The plums are quite tart eaten fresh even when fully ripe but make the most incredible plum jam we have ever tasted. In fact, we horde this jam, hiding it in the back of the cupboard where others won’t find it! Simply divine.
These seedlings were all planted in fall 2020 and are still quite small, but based on the growth of the mother plant, they should have no problem getting up to 15 feet tall and spreading out into a full-on hedge row of plum bush if you let them.

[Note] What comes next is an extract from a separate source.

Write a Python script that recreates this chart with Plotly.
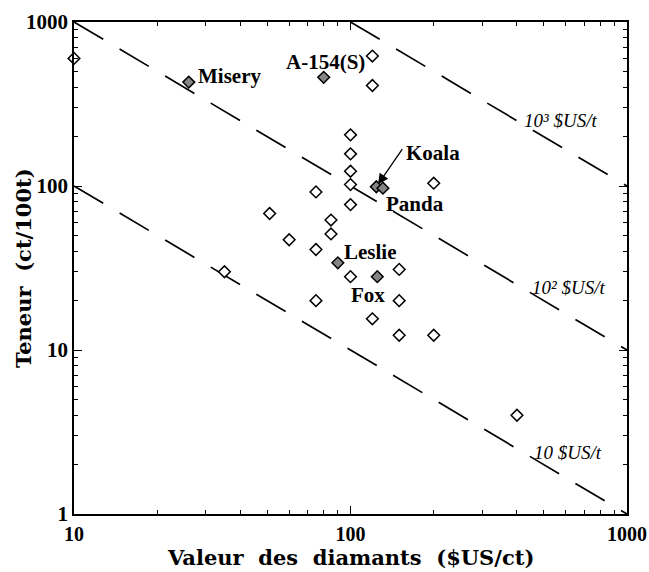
import math
import plotly.graph_objects as go

# ---- data ----
open_x = [10, 120, 120, 100, 100, 100, 100, 75, 200, 100, 51, 85, 85, 60, 75, 35,
          100, 150, 75, 150, 120, 150, 200, 400]
open_y = [600, 620, 410, 205, 157, 123, 102, 92, 104, 77, 68, 62, 51, 47, 41, 30,
          28, 31, 20, 20, 15.5, 12.3, 12.3, 4]

named = ["Misery", "A-154(S)", "Koala", "Panda", "Leslie", "Fox"]
named_x = [26, 80, 124, 131, 90, 125]
named_y = [430, 460, 99, 97, 34, 28]

iso_values = [10, 100, 1000]          # $US/t
iso_labels = ["10 $US/t", "10² $US/t", "10³ $US/t"]
iso_label_x = [453, 446, 417]         # where each label sits along its line

x_ticks = [10, 100, 1000]
y_ticks = [1, 10, 100, 1000]
minor_x = [m * d for d in (10, 100) for m in range(2, 10)]
minor_y = [m * d for d in (1, 10, 100) for m in range(2, 10)]

x_title = "Valeur\u00a0\u00a0des\u00a0\u00a0diamants\u00a0\u00a0($US/ct)"
y_title = "Teneur\u00a0\u00a0(ct/100t)"

SERIF = "Liberation Serif"
WIDE = "DejaVu Serif"
L = math.log10

fig = go.Figure()

# iso-value lines: grade (ct/100t) = value * 100 / price
for v in iso_values:
    x0 = max(10, v / 10)
    xs = [x0, 1000]
    ys = [v * 100 / x for x in xs]
    fig.add_trace(go.Scatter(x=xs, y=ys, mode="lines",
                             line=dict(color="black", width=1.7, dash="34px,19px"),
                             hoverinfo="skip", showlegend=False))

fig.add_trace(go.Scatter(x=open_x, y=open_y, mode="markers",
                         marker=dict(symbol="diamond", size=9, color="white",
                                     line=dict(color="black", width=1.5)),
                         cliponaxis=False, showlegend=False))
fig.add_trace(go.Scatter(x=named_x, y=named_y, mode="markers",
                         marker=dict(symbol="diamond", size=9, color="#858585",
                                     line=dict(color="black", width=1.5)),
                         cliponaxis=False, showlegend=False))

lab_font = dict(family=SERIF, size=21, color="black", weight="bold")
# offsets (px) of each label relative to its point
offs = {
    "Misery": dict(xanchor="left", xshift=7, yshift=6),
    "A-154(S)": dict(xanchor="center", xshift=2, yshift=15),
    "Koala": dict(xanchor="left", xshift=28, yshift=34),
    "Panda": dict(xanchor="left", xshift=1, yshift=-16),
    "Leslie": dict(xanchor="left", xshift=4, yshift=11),
    "Fox": dict(xanchor="center", xshift=-9, yshift=-18),
}
for n, x, y in zip(named, named_x, named_y):
    fig.add_annotation(x=L(x), y=L(y), xref="x", yref="y", text=n, font=lab_font,
                       showarrow=False, yanchor="middle", **offs[n])
    if n == "Koala":
        fig.add_annotation(x=L(x), y=L(y), xref="x", yref="y", text="",
                           showarrow=True, ax=27, ay=-39, arrowhead=2, arrowsize=1.6,
                           arrowwidth=1.3, arrowcolor="black", standoff=3)

iso_shift = [5.6, 4.6, 3]
for v, t, lx, ys in zip(iso_values, iso_labels, iso_label_x, iso_shift):
    fig.add_annotation(x=L(lx), y=L(v * 100 / lx), xref="x", yref="y", text=t,
                       font=dict(family=SERIF, size=19, color="black", style="italic"),
                       showarrow=False, xanchor="left", yanchor="middle", yshift=ys)

title_font = dict(family=WIDE, size=21, color="black", weight="bold")
fig.add_annotation(x=0.5, y=0, xref="paper", yref="paper", text=x_title, font=title_font,
                   showarrow=False, xanchor="center", yanchor="bottom", yshift=-58)
fig.add_annotation(x=0, y=0.5, xref="paper", yref="paper", text=y_title, font=title_font,
                   showarrow=False, textangle=-90, xanchor="center", yanchor="middle",
                   xshift=-51)

axis_common = dict(type="log", showgrid=False, zeroline=False, ticks="inside",
                   ticklen=8, tickwidth=1.2, tickcolor="black", showline=True,
                   linecolor="black", linewidth=1.6, mirror="allticks", automargin=False)

fig.update_layout(
    width=649, height=572,
    margin=dict(l=74, r=22, t=22, b=58),
    paper_bgcolor="white", plot_bgcolor="white",
    xaxis=dict(range=[1, 3], tickvals=x_ticks, ticktext=[str(v) for v in x_ticks],
               ticklabelstandoff=1,
               tickfont=dict(family=SERIF, size=20, color="black", weight="bold"),
               minor=dict(tickvals=minor_x, ticks="inside", ticklen=4, tickcolor="black", showgrid=False),
               **axis_common),
    yaxis=dict(range=[0, 3], tickvals=y_ticks, ticktext=[str(v) for v in y_ticks],
               tickfont=dict(family=SERIF, size=21, color="black", weight="bold"),
               minor=dict(tickvals=minor_y, ticks="inside", ticklen=4, tickcolor="black", showgrid=False),
               **axis_common),
)

fig.write_html("out.html")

While we wouldn’t call the raw fruit bitter once it is ripe, it does ripen very late and is still very tart when fully ripe. But the other descriptions of sloe plum fit this plant to a T:
“Sloe plum is a dwarf growing mountainous shrub found throughout Europe. It still is widely used for jellies, syrups, conserves, olives and flavoring for gin and herbal teas. Eaten fresh, the fruit is very bitter but once cooked or processed the flavor emerges as something completely different much like a tart plum. Sloe plum has dense branching with lots of fruit spurs all along the stems. It spreads by rhizomes ever so slowly working its way out from the first plant. Once the main plants begin to fade in fruit production, the sprouts take its place. Because of its susceptibility to black knot we had to develop a black knot clonal selection. This plant is best in exposed open areas with full sun and a dry like location. ”
We have not had the opportunity to investigate for rhizome growth under the mother plant but we do observe that it is three or four times as wide as it is tall and seems to have many young shoots coming up in the perimeter areas of the plant. We had assumed these were from fallen plums sprouting in the soil below, but certainly rhizomes are possible.